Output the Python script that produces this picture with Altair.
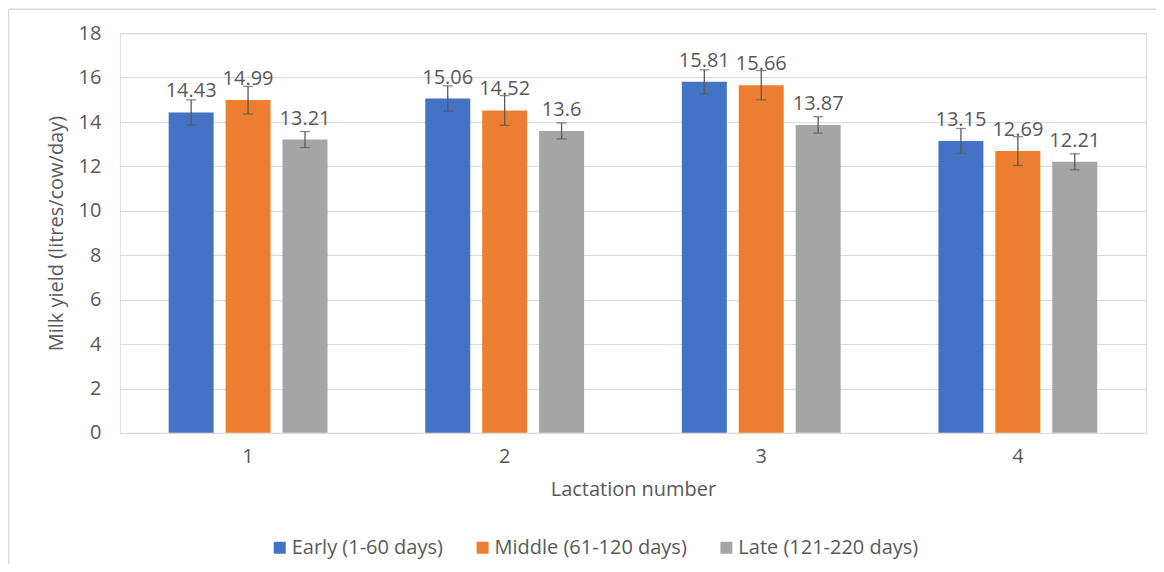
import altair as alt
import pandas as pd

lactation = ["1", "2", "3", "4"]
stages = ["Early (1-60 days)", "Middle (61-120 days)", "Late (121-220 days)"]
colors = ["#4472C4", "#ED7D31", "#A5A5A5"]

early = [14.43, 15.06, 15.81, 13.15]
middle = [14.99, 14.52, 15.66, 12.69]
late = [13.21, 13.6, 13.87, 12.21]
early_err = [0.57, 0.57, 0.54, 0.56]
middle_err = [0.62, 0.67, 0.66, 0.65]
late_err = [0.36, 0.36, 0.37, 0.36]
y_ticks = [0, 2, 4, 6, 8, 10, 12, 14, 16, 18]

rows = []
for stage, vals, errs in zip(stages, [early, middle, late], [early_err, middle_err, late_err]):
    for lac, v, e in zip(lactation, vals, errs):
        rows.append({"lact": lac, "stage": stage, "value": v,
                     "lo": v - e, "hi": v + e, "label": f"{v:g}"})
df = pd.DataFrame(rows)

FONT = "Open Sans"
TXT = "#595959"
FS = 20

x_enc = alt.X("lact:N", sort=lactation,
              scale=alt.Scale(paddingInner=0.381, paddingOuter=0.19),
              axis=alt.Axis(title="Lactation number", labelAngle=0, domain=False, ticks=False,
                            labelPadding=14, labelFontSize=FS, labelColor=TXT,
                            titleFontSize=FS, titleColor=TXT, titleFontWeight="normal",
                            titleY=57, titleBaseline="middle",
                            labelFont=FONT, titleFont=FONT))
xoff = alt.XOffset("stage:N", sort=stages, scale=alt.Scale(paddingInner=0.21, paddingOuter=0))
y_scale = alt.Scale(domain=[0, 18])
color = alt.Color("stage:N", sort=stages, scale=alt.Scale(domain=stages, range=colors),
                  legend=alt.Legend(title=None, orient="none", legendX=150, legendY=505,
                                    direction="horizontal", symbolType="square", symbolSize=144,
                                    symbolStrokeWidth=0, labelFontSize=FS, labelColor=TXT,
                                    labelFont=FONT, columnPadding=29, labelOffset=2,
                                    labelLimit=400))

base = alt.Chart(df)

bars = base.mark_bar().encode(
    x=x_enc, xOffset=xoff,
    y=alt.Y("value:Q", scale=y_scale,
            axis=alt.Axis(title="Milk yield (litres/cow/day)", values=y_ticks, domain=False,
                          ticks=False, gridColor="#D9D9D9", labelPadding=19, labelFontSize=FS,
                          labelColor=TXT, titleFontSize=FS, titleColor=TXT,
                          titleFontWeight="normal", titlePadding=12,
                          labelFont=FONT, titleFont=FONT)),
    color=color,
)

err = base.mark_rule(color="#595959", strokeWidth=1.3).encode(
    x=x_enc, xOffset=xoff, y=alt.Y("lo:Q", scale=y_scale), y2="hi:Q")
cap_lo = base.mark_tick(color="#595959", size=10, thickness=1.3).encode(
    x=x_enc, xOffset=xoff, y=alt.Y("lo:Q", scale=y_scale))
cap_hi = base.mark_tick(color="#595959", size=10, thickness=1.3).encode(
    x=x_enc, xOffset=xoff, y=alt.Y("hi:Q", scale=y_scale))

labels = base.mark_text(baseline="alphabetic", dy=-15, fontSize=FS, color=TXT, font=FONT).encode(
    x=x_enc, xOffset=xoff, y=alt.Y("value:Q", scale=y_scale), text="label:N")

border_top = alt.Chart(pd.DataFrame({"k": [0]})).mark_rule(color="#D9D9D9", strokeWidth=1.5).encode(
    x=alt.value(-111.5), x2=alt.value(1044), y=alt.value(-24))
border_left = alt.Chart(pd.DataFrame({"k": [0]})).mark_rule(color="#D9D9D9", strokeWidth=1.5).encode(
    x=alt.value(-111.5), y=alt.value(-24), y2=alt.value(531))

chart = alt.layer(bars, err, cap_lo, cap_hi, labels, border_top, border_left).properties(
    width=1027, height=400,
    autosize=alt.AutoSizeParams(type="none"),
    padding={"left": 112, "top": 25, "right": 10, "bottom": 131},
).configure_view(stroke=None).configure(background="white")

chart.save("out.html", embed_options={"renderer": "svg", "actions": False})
###
Task brief:
Write out again every line above exactly as given; the pictures do not belong in the copy.

Exercise solution:
Output the Python script that produces this picture with Altair.
import altair as alt
import pandas as pd

lactation = ["1", "2", "3", "4"]
stages = ["Early (1-60 days)", "Middle (61-120 days)", "Late (121-220 days)"]
colors = ["#4472C4", "#ED7D31", "#A5A5A5"]

early = [14.43, 15.06, 15.81, 13.15]
middle = [14.99, 14.52, 15.66, 12.69]
late = [13.21, 13.6, 13.87, 12.21]
early_err = [0.57, 0.57, 0.54, 0.56]
middle_err = [0.62, 0.67, 0.66, 0.65]
late_err = [0.36, 0.36, 0.37, 0.36]
y_ticks = [0, 2, 4, 6, 8, 10, 12, 14, 16, 18]

rows = []
for stage, vals, errs in zip(stages, [early, middle, late], [early_err, middle_err, late_err]):
    for lac, v, e in zip(lactation, vals, errs):
        rows.append({"lact": lac, "stage": stage, "value": v,
                     "lo": v - e, "hi": v + e, "label": f"{v:g}"})
df = pd.DataFrame(rows)

FONT = "Open Sans"
TXT = "#595959"
FS = 20

x_enc = alt.X("lact:N", sort=lactation,
              scale=alt.Scale(paddingInner=0.381, paddingOuter=0.19),
              axis=alt.Axis(title="Lactation number", labelAngle=0, domain=False, ticks=False,
                            labelPadding=14, labelFontSize=FS, labelColor=TXT,
                            titleFontSize=FS, titleColor=TXT, titleFontWeight="normal",
                            titleY=57, titleBaseline="middle",
                            labelFont=FONT, titleFont=FONT))
xoff = alt.XOffset("stage:N", sort=stages, scale=alt.Scale(paddingInner=0.21, paddingOuter=0))
y_scale = alt.Scale(domain=[0, 18])
color = alt.Color("stage:N", sort=stages, scale=alt.Scale(domain=stages, range=colors),
                  legend=alt.Legend(title=None, orient="none", legendX=150, legendY=505,
                                    direction="horizontal", symbolType="square", symbolSize=144,
                                    symbolStrokeWidth=0, labelFontSize=FS, labelColor=TXT,
                                    labelFont=FONT, columnPadding=29, labelOffset=2,
                                    labelLimit=400))

base = alt.Chart(df)

bars = base.mark_bar().encode(
    x=x_enc, xOffset=xoff,
    y=alt.Y("value:Q", scale=y_scale,
            axis=alt.Axis(title="Milk yield (litres/cow/day)", values=y_ticks, domain=False,
                          ticks=False, gridColor="#D9D9D9", labelPadding=19, labelFontSize=FS,
                          labelColor=TXT, titleFontSize=FS, titleColor=TXT,
                          titleFontWeight="normal", titlePadding=12,
                          labelFont=FONT, titleFont=FONT)),
    color=color,
)

err = base.mark_rule(color="#595959", strokeWidth=1.3).encode(
    x=x_enc, xOffset=xoff, y=alt.Y("lo:Q", scale=y_scale), y2="hi:Q")
cap_lo = base.mark_tick(color="#595959", size=10, thickness=1.3).encode(
    x=x_enc, xOffset=xoff, y=alt.Y("lo:Q", scale=y_scale))
cap_hi = base.mark_tick(color="#595959", size=10, thickness=1.3).encode(
    x=x_enc, xOffset=xoff, y=alt.Y("hi:Q", scale=y_scale))

labels = base.mark_text(baseline="alphabetic", dy=-15, fontSize=FS, color=TXT, font=FONT).encode(
    x=x_enc, xOffset=xoff, y=alt.Y("value:Q", scale=y_scale), text="label:N")

border_top = alt.Chart(pd.DataFrame({"k": [0]})).mark_rule(color="#D9D9D9", strokeWidth=1.5).encode(
    x=alt.value(-111.5), x2=alt.value(1044), y=alt.value(-24))
border_left = alt.Chart(pd.DataFrame({"k": [0]})).mark_rule(color="#D9D9D9", strokeWidth=1.5).encode(
    x=alt.value(-111.5), y=alt.value(-24), y2=alt.value(531))

chart = alt.layer(bars, err, cap_lo, cap_hi, labels, border_top, border_left).properties(
    width=1027, height=400,
    autosize=alt.AutoSizeParams(type="none"),
    padding={"left": 112, "top": 25, "right": 10, "bottom": 131},
).configure_view(stroke=None).configure(background="white")

chart.save("out.html", embed_options={"renderer": "svg", "actions": False})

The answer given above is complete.